Capt_Swing set Security to None.
Capt_Swing added a subscriber: Capt_Swing.

Have recurring queries: to start, specify that a query can be run weekly or monthly, etc.

Capt_Swing moved this task from Backlog to Feature request on the Quarry board.Jul 17 2015, 7:07 PM

An extra table would be required - schedules. It'll have: (id, query, schedule), where schedule is one of 'daily, weekly, monthly'. And then we'll have celerybeat or something wake up every minute or so, check the schedule, find their latest runs, and if they needed to be run, schedule them. This hopefully distributes it enough to not cause any crashes. However, we can also keep an active count of the queue size and number of executing queries, and just not schedule anything if it is high enough.

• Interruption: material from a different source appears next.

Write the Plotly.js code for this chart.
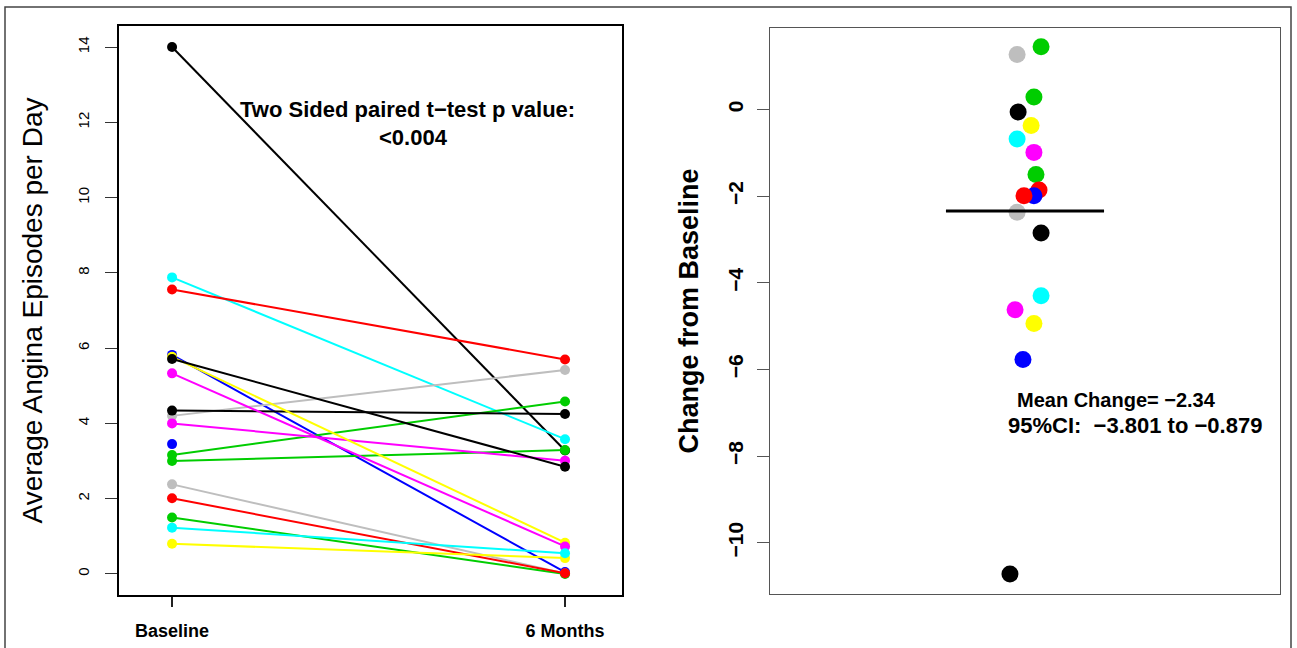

An alternative is to use crontab like mechanics, but have those be randomly generated by the code when it is selected. This will distribute them randomly, and also give people an accurate estimate of when this gets updated.

The tsreports approach to this is regenerating on access, but showing the cached version while the regeneration is in process (plus an ETA for the new version).

Ricordisamoa added a subscriber: Ricordisamoa.
-jem- added a subscriber: -jem-.Oct 5 2015, 10:25 AM
Framawiki added a comment.EditedApr 11 2018, 5:19 PM

It can be great to have dedicated runners for scheduled queries, rather than interfere with end-user performance.

Framawiki added a comment.EditedOct 25 2018, 7:12 PM

Ca be incorporated into the data that will be shown by T206482: Show query code revisions and runs history

Wurgl added a subscriber: Wurgl.Oct 25 2018, 7:49 PM

I think there is no need to run such a query by cron or similar.

There will sure be forgotten queries which you execute over and over again, but no one is looking at the results. So you waste CPU-time.

With some cron-like mechanism just mark the query as "shall be reexecuted when accessed". And execute the query when someone opens the page and that flag is set, otherwise behave as you do now.